In the 1930s Roosevelt’s New Deal policies definitely stimulated the US economy but it was never brought completely out of recession. Another major event, the start of the Second World War, was the catalyst for an employment spike and increase in national spending.
It’s difficult to imagine the circumstances re-establishing what we knew pre-COVID of motor racing. Which means motorsport will not fully recover from this for many years.
Stoker believes the beneficiary could eventually be entry-level motorsport. He talks about restarting it “from the grassroots up”.
“Grassroots motorsport has always been the lifeblood of competition and we should reconnect with that, whilst demonstrating that the sport has an important place in modern society,” he reckons.
“I think it will be vital in re-establishing a sense of normality before we start trying to tap into sponsorship money and suchlike.”
But how will that be possible when grassroots motorsport is underpinned by enthusiasts who have been directly hit by the pandemic?
It’s not just manufacturers who are tightening their belts. The average person cannot justify thousands of pounds on an expensive hobby when jobs are on the line.
And even the very healthy percentage of motorsport competitors who are wealthy individuals will need to think twice about funding their costly past-times if their business, big or small, have taken a hit.
Stoke seems convinced. “If you go through the history of motorsport there are lessons to be learned,” he says.
“If you look at what happened following the world wars, the re-emergence of motor sport was driven by a grassroots desire to compete.”
Again, this will require significant action from the FIA and its sub-authorities to make that a reality.
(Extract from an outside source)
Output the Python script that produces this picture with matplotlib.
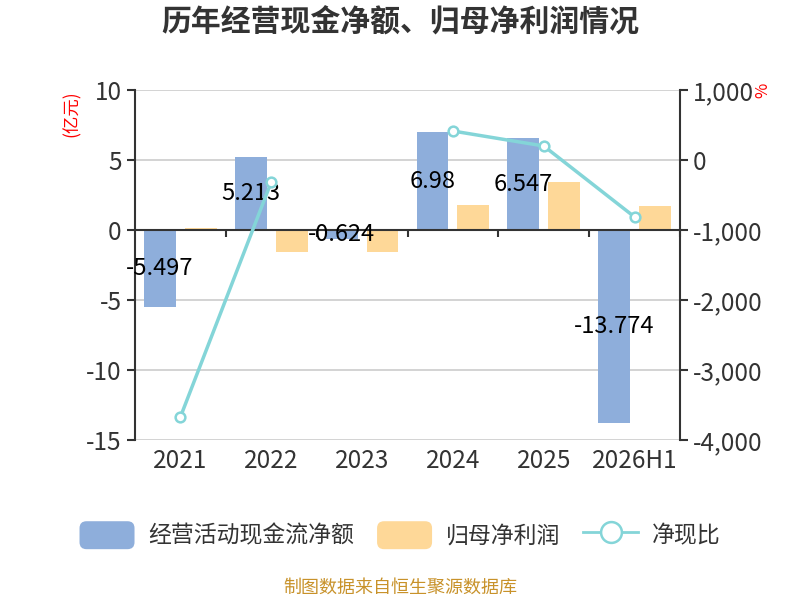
import numpy as np
import matplotlib
matplotlib.use("Agg")
import matplotlib.pyplot as plt
from matplotlib.patches import FancyBboxPatch, Rectangle
from matplotlib.lines import Line2D
from matplotlib.legend_handler import HandlerPatch

plt.rcParams['font.family'] = ['Noto Sans CJK SC', 'DejaVu Sans']
plt.rcParams['axes.unicode_minus'] = False

# data
years = ["2021", "2022", "2023", "2024", "2025", "2026H1"]
cash_flow = [-5.497, 5.213, -0.624, 6.98, 6.547, -13.774]
net_profit = [0.15, -1.6, -1.55, 1.8, 3.4, 1.7]
cash_ratio = [-3671, -314, np.nan, 414, 200, -814]

c_blue = "#8eaedb"
c_orange = "#fed898"
c_line = "#84d5d8"
c_text = "#333333"


class RoundHandler(HandlerPatch):
    def create_artists(self, legend, orig, xd, yd, width, height, fontsize, trans):
        p = FancyBboxPatch((-xd, -yd), width, height,
                           boxstyle="round,pad=0,rounding_size=%f" % (height * 0.25),
                           fc=orig.get_facecolor(), ec="none", transform=trans)
        return [p]


fig = plt.figure(figsize=(8, 6), dpi=100)
ax = fig.add_axes([0.16875, 0.2667, 0.68125, 0.5833])
ax2 = ax.twinx()

x = np.arange(len(years))
w = 0.35
off = 0.225
ax.bar(x - off, cash_flow, w, color=c_blue, zorder=2)
ax.bar(x + off, net_profit, w, color=c_orange, zorder=2)

for xi, v in zip(x, cash_flow):
    ax.text(xi - off, v / 2, f"{v:g}", ha="center", va="center",
            fontsize=17, color="black", zorder=5)

ax.set_xlim(-0.5, len(years) - 0.5)
ax.set_ylim(-15, 10)
ax.set_yticks([-15, -10, -5, 0, 5, 10])
ax.grid(axis="y", color="#cccccc", lw=1.2, zorder=0)
ax.set_axisbelow(True)

# x axis line at zero with boundary ticks
ax.spines["bottom"].set_position(("data", 0))
ax.spines["bottom"].set_color(c_text)
ax.spines["bottom"].set_linewidth(1.5)
ax.spines["top"].set_visible(False)
ax.spines["right"].set_visible(False)
ax.spines["left"].set_color(c_text)
ax.spines["left"].set_linewidth(1.5)
ax.set_xticks(x + 0.5)
ax.set_xticklabels([])
ax.tick_params(axis="x", length=5, width=1.5, color=c_text)
ax.tick_params(axis="y", length=6, width=1.5, color=c_text,
               labelsize=17.5, labelcolor=c_text)

sec = ax.secondary_xaxis(0)
sec.set_xticks(x)
sec.set_xticklabels(years)
sec.tick_params(length=0, pad=6, labelsize=17.5, labelcolor=c_text)
sec.spines["bottom"].set_visible(False)

ax2.plot(x, cash_ratio, color=c_line, lw=2.5, marker="o", ms=7,
         mfc="white", mec=c_line, mew=1.8, zorder=4)
ax2.set_ylim(-4000, 1000)
ax2.set_yticks([-4000, -3000, -2000, -1000, 0, 1000])
ax2.set_yticklabels([f"{int(t):,}" for t in ax2.get_yticks()])
for s in ["top", "left", "bottom"]:
    ax2.spines[s].set_visible(False)
ax2.spines["right"].set_color(c_text)
ax2.spines["right"].set_linewidth(1.5)
ax2.tick_params(axis="y", length=6, width=1.5, color=c_text,
                labelsize=17.5, labelcolor=c_text)

fig.text(0.5, 0.962, "历年经营现金净额、归母净利润情况", ha="center", va="center",
         fontsize=21.5, fontweight="bold", color=c_text)
fig.text(0.09, 0.81, "(亿元)", ha="center", va="center", rotation=90,
         fontsize=12.5, color="red")
fig.text(0.953, 0.85, "%", ha="center", va="center", rotation=90,
         fontsize=12, color="red")
fig.text(0.5, 0.02, "制图数据来自恒生聚源数据库", ha="center", va="center",
         fontsize=13, color="#c8922a")

handles = [
    Rectangle((0, 0), 1, 1, fc=c_blue),
    Rectangle((0, 0), 1, 1, fc=c_orange),
    Line2D([], [], color=c_line, lw=2, marker="o", ms=15, mfc="white",
           mec=c_line, mew=1.8),
]
fig.legend(handles, ["经营活动现金流净额", "归母净利润", "净现比"],
           loc="center", bbox_to_anchor=(0.5, 0.108), ncol=3, frameon=False,
           fontsize=16.5, handlelength=2.4, handleheight=1.5, columnspacing=1.0,
           handletextpad=0.6, labelcolor=c_text,
           handler_map={Rectangle: RoundHandler()})

fig.savefig("out.png", dpi=100)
To that end, the FIA has pledged to assist local authorities as much as possible. There have not yet been detailed plans communicated publicly. But fundamentally the FIA and larger local authorities have “at least one year’s reserves”, according to Stoker.
This is not the case for all of the 145 authorities, though. So Stoker has pledged to be “flexible” with the funds the FIA has available and will look at “formulating a rescue package and the mechanisms that go
with that sort of support so that we are able to help those in trouble”.
That is just survival, though. Will that be enough to rebuild motorsport from the grassroots?
Might it benefit from an explosion of pent-up desire to experience live events? That, at least, seems far too risky to take as a given, and rely on in a new world.
It will be a long time before the wider consequences of the current situation make themselves apparent.
It should be said that the FIA has worked very well with key promoters thus far, while the talk of financial support to national governing bodies that need it indicates there will be targeted protection across the board.
This is important because whether it’s a comparison to the Great Depression or drawing parallels with the impact of war on motor racing, such comments need to be rooted in fact and understanding rather than a flippant remark loosely connecting one crisis to another.
These analogies need to mean something. The situation is too serious for hyperbole.
Like the USA in the 1930s, or any community after 1945, motorsport needs action in a post-COVID world – not words.